A question as old as “Will my laptop get heavier if I put more files on it??”. A difficult question, one that will likely be answered before we ever figure out how to please such a gamer. The fact is that people log in to the game with a variety of expectations: some want to be challenged, others to learn something, others to meet a friend, and many more to just to relax. I wonder what someone who doesn’t play WoW would want from it, and I wonder even more what it would take to have some of the million players that quit during Cataclysm return. Sure we could sit and opine different things, I’ve done a lot of that in my previous forum posts, but what we should really start to do is shift focus to listening to those players.

If this is a big corporate hold up, isn’t the argument for increased subscription numbers more powerful than milking the existing playerbase?

Here’s a handful of options:

  1. Send broad surveys, ask if they have ever played WoW in the past and gauge interest and what we might do to welcome them back.
  2. Take more seriously the feedback of leaving players, and test changes to increase response rates when players leave or unsubscribe.
  3. Talk with a larger number of influencers in the World of Warcraft community to collect various components of feedback that can help paint a bigger picture about why some feel bitter whereas others seem universally optimistic all the time.
  4. Engage and mobilize players to vote and answer polls to record feelings about features in game. If players can see the results of these polls it can lead players to feel like their feedback matters or is actionable.
  5. Have more visibility, state what you are learning from the community more frequently. The only instance where we hear from you is like Blizzcon and sometimes those get canceled and stuff and it sucks :confused:
  6. Invite Community Council members to conversations. I’ll sign an NDA if I have to, but the fact is that we have a well formulated diverse group of people in a focus group together but with no moderator or anyone really checking in on things (from our point of view). It feels more like concurrent monologuing rather than like helpful dialogue or all the good stuff that comes from the focus group methodology.
  7. Data! Let’s see the subscription numbers, let’s see what you’re looking at to understand why decisions are being made. I want to feel like we’re all on the same team in steering the game in different directions rather than feeling like I’m screaming from a sinking ship with a captain unviewable through one-way glass.

Maybe you’re sitting there and saying “we already do a bunch of that” or “we tried it and got burned” or “we can’t because XYZ” - if these are the reactions, then I wonder how retail WoW is doing in terms of subscription numbers and player engagement. I wonder how long of a shelflife the game has and how it compares to the players that want a more Classic experience. Maybe listening to difficult player feedback (like Classic was) or the endless changing of directions in retail will subside when the only feedback available comes from the small crowd that remains willing to give it.

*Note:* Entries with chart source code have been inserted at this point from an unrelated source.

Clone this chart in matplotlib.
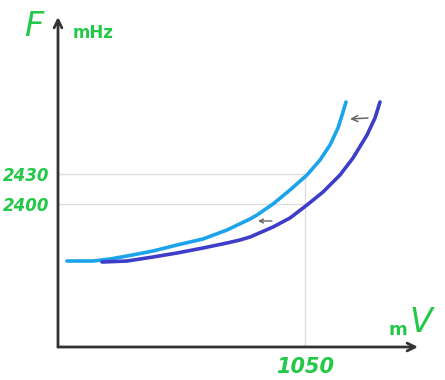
import matplotlib
matplotlib.use('Agg')
import matplotlib.pyplot as plt

# frequency (MHz) vs voltage (mV)
volt_a = [812, 838, 855, 872, 898, 922, 948, 972, 995, 1002, 1018, 1035,
          1052, 1065, 1075, 1083, 1088, 1091]
freq_a = [2343, 2343, 2345, 2348, 2353, 2359, 2365, 2374, 2385, 2389, 2400, 2414,
          2429, 2444, 2459, 2476, 2492, 2502]
volt_b = [847, 872, 898, 922, 948, 972, 985, 995, 1002, 1018, 1035, 1052,
          1068, 1085, 1098, 1112, 1120, 1125]
freq_b = [2342, 2343, 2347, 2351, 2356, 2361, 2364, 2367, 2370, 2377, 2386, 2399,
          2412, 2429, 2446, 2469, 2486, 2502]

ref_volt = 1050
ref_freqs = [2400, 2430]
ytick_labels = ['2400', '2430']
xtick_labels = ['1050']

GREEN = '#22c847'
AXIS = '#333333'

fig = plt.figure(figsize=(4.45, 3.80), dpi=100)
W, H = 445, 380
ax = fig.add_axes([58 / W, (H - 347) / H, (418 - 58) / W, (347 - 17) / H])
ax.set_xlim(803, 1163)
ax.set_ylim(2257, 2587)
for s in ax.spines.values():
    s.set_visible(False)

# axes with arrow heads
ax.annotate('', xy=(0, 1), xytext=(0, 0), xycoords='axes fraction',
            arrowprops=dict(arrowstyle='->', lw=2, color=AXIS,
                            mutation_scale=14, shrinkA=0, shrinkB=0))
ax.annotate('', xy=(1, 0), xytext=(0, 0), xycoords='axes fraction',
            arrowprops=dict(arrowstyle='->', lw=2, color=AXIS,
                            mutation_scale=14, shrinkA=0, shrinkB=0))

# helper lines
for f in ref_freqs:
    ax.plot([803, ref_volt], [f, f], color='#dddddd', lw=1, zorder=1)
ax.plot([ref_volt, ref_volt], [2257, max(ref_freqs)], color='#dddddd', lw=1, zorder=1)

ax.plot(volt_a, freq_a, color='#1ba4ec', lw=2.6, solid_capstyle='round',
        solid_joinstyle='round', zorder=3)
ax.plot(volt_b, freq_b, color='#3d3dc9', lw=2.6, solid_capstyle='round',
        solid_joinstyle='round', zorder=3)

# small shift arrows
ax.annotate('', xy=(1095, 2485), xytext=(1113, 2486),
            arrowprops=dict(arrowstyle='->', lw=1.1, color='#666666',
                            mutation_scale=11, shrinkA=0, shrinkB=0))
ax.annotate('', xy=(1003, 2383), xytext=(1017, 2383),
            arrowprops=dict(arrowstyle='->', lw=1, color='#666666',
                            mutation_scale=7, shrinkA=0, shrinkB=0))

ax.set_yticks(ref_freqs)
ax.set_yticklabels(ytick_labels)
ax.set_xticks([ref_volt])
ax.set_xticklabels(xtick_labels)
ax.tick_params(axis='y', length=0, pad=6, labelcolor=GREEN, labelsize=12)
ax.tick_params(axis='x', length=0, pad=7, labelcolor=GREEN, labelsize=15)
for lbl in ax.get_yticklabels() + ax.get_xticklabels():
    lbl.set_fontstyle('italic')
    lbl.set_fontweight('bold')

fig.text(34 / W, 1 - 27 / H, 'F', color=GREEN, fontsize=24, fontstyle='italic',
         ha='center', va='center')
fig.text(73 / W, 1 - 33 / H, 'mHz', color=GREEN, fontsize=12, fontweight='bold',
         ha='left', va='center')
fig.text(398 / W, 1 - 330 / H, 'm', color=GREEN, fontsize=13, fontweight='bold',
         ha='center', va='center')
fig.text(421 / W, 1 - 322 / H, 'V', color=GREEN, fontsize=24, fontstyle='italic',
         ha='center', va='center')

fig.savefig('out.png', dpi=100)
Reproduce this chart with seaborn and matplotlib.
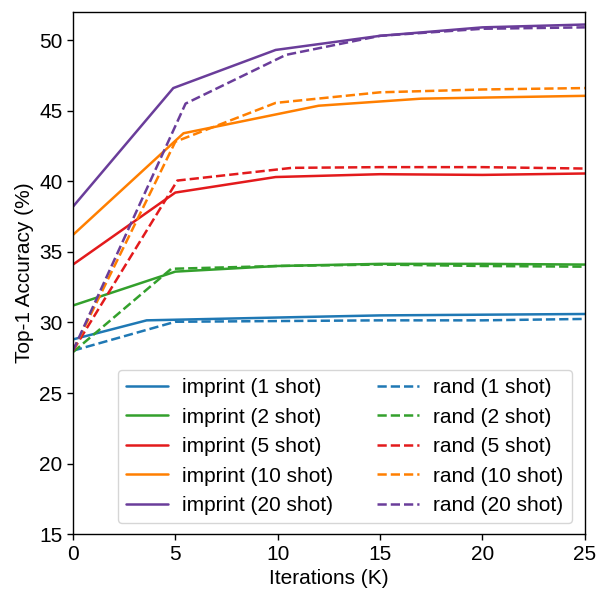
import pandas as pd
import matplotlib
matplotlib.use("Agg")
import matplotlib.pyplot as plt
import seaborn as sns

# values (iterations in K, top-1 accuracy in %)
shots = [1, 2, 5, 10, 20]
colors = ["#1f78b4", "#33a02c", "#e31a1c", "#ff7f00", "#6a3d9a"]

imprint_x = [
    [0, 3.6, 10, 15, 20, 25],
    [0, 5.0, 10, 15, 20, 25],
    [0, 5.0, 9.9, 15, 20, 25],
    [0, 5.4, 12, 17, 25],
    [0, 4.9, 9.9, 15, 20, 25],
]
imprint_y = [
    [28.8, 30.15, 30.35, 30.5, 30.55, 30.6],
    [31.2, 33.6, 34.0, 34.15, 34.15, 34.1],
    [34.1, 39.2, 40.3, 40.5, 40.45, 40.55],
    [36.2, 43.4, 45.35, 45.85, 46.05],
    [38.2, 46.6, 49.3, 50.3, 50.9, 51.1],
]
rand_x = [
    [0, 5.0, 10, 15, 20, 25],
    [0, 4.8, 10, 15, 20, 25],
    [0, 5.1, 10.7, 15, 20, 25],
    [0, 5.0, 9.9, 15, 20, 25],
    [0, 5.5, 10.4, 15, 20, 25],
]
rand_y = [
    [28.0, 30.05, 30.1, 30.15, 30.15, 30.25],
    [27.9, 33.8, 34.0, 34.1, 34.0, 33.95],
    [28.0, 40.05, 40.95, 41.0, 41.0, 40.9],
    [28.0, 42.8, 45.55, 46.3, 46.5, 46.6],
    [28.0, 45.5, 48.95, 50.3, 50.8, 50.9],
]

sns.set_style("ticks")
plt.rcParams["font.family"] = ["Liberation Sans", "DejaVu Sans"]
plt.rcParams["font.size"] = 15
plt.rcParams["text.color"] = "black"
plt.rcParams["axes.labelcolor"] = "black"
plt.rcParams["xtick.color"] = "black"
plt.rcParams["ytick.color"] = "black"

fig, ax = plt.subplots(figsize=(5.98, 5.91), dpi=100)

for kind, xs, ys, ls in [("imprint", imprint_x, imprint_y, "-"),
                         ("rand", rand_x, rand_y, "--")]:
    for s, c, x, y in zip(shots, colors, xs, ys):
        df = pd.DataFrame({"it": x, "acc": y})
        sns.lineplot(data=df, x="it", y="acc", ax=ax, color=c,
                     linestyle=ls, linewidth=1.8, label=f"{kind} ({s} shot)")

h, l = ax.get_legend_handles_labels()
ax.legend(h, l, ncol=2, loc="lower right", fontsize=15,
          columnspacing=2.1, handlelength=2.0, handletextpad=0.7,
          borderpad=0.4, labelspacing=0.5, borderaxespad=0,
          bbox_to_anchor=(0.975, 0.021), edgecolor="#cccccc")

ax.set_xlim(0, 25)
ax.set_ylim(15, 52)
ax.set_xticks([0, 5, 10, 15, 20, 25])
ax.set_yticks([15, 20, 25, 30, 35, 40, 45, 50])
ax.tick_params(labelsize=15, width=1.0, length=4)
ax.set_xlabel("Iterations (K)", fontsize=15)
ax.set_ylabel("Top-1 Accuracy (%)", fontsize=15)
for sp in ax.spines.values():
    sp.set_visible(True)
    sp.set_color("black")
    sp.set_linewidth(1.0)

fig.subplots_adjust(left=0.122, right=0.978, top=0.98, bottom=0.096)
fig.savefig("out.png", dpi=100)
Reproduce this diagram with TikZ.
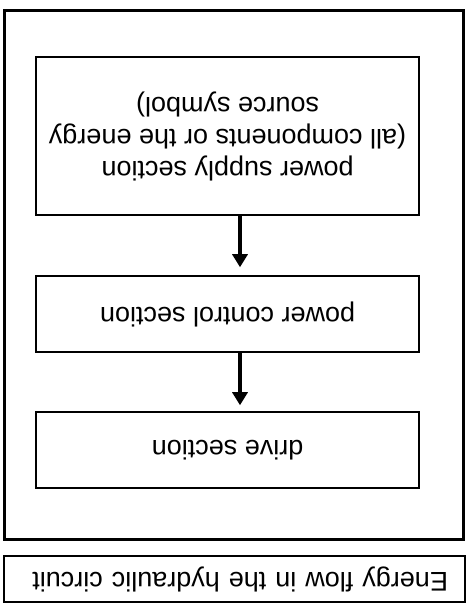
\documentclass[tikz,border=0pt]{standalone}
\usepackage{fontspec}
\setmainfont{Liberation Sans}
\usetikzlibrary{arrows.meta}

\tikzset{
  section/.style={draw, line width=1.5pt, minimum width=383pt, align=center,
    font=\fontsize{27}{32}\selectfont, inner sep=0pt},
  flow/.style={line width=4pt, -{Triangle[length=13pt,width=15pt]}}
}

\begin{document}
\begin{tikzpicture}[x=1pt, y=1pt]
\useasboundingbox (0,0) rectangle (469,608);

% the scan is upside down: draw it upright and turn it round
\begin{scope}[rotate around={180:(234.5,304)}, transform shape]
\node[draw, line width=2.5pt, minimum width=459pt, minimum height=529pt] (frame) at (235,275) {};

\node[section, minimum height=158pt] (supply) at (241.5,136)
  {power supply section\\(all components or the energy\\source symbol)};
\node[section, minimum height=76pt] (control) at (241.5,314) {power control section};
\node[section, minimum height=76pt] (drive) at (241.5,450) {drive section};

\draw[flow, shorten >=8pt] ([xshift=-12.5pt]supply.north) -- ([xshift=-12.5pt]control.south);
\draw[flow, shorten >=6pt] ([xshift=-12.5pt]control.north) -- ([xshift=-12.5pt]drive.south);

\node[draw, line width=2pt, minimum height=46pt, text width=427pt, inner xsep=17pt,
  align=left, font=\fontsize{27}{32}\selectfont] (caption) at (234.5,579)
  {Energy flow in the hydraulic circuit};
\end{scope}
\end{tikzpicture}
\end{document}
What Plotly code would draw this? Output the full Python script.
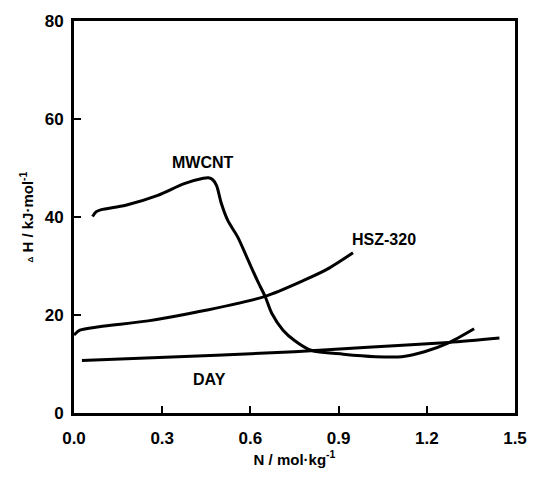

I’ll close by saying I was watching a video the other day of a crowd of people at a midnight release of TBC. I miss midnight releases they were so cool and new gamers today just missed something awesome about that. But I wonder how many of those cool people are still playing or what their opinion on WoW are today. It doesn’t strike a happy feeling, but a sad one. Maybe we can change that. Here’s the video:

(So I got bored and my burrito was delivered at the end of this post so sorry if things were rushed or unfinished thoughts. It smells so good I had to split. I wanted to mention somewhere though that there’s a TON of history in these forums… I wonder if anyone has ever scraped all the data and plotted it over time to show like key issues, topics, and words used. Might show something interesting. Okay bye)

Edit:
pps: Wanted to add that I’m a data scientist from a Fortune 50 company, I have an ABD Ph.D degree in quantitative methodology and I love WoW. If you have an opening for work in anything I mentioned above I’d take a paycut and move to California to help do it.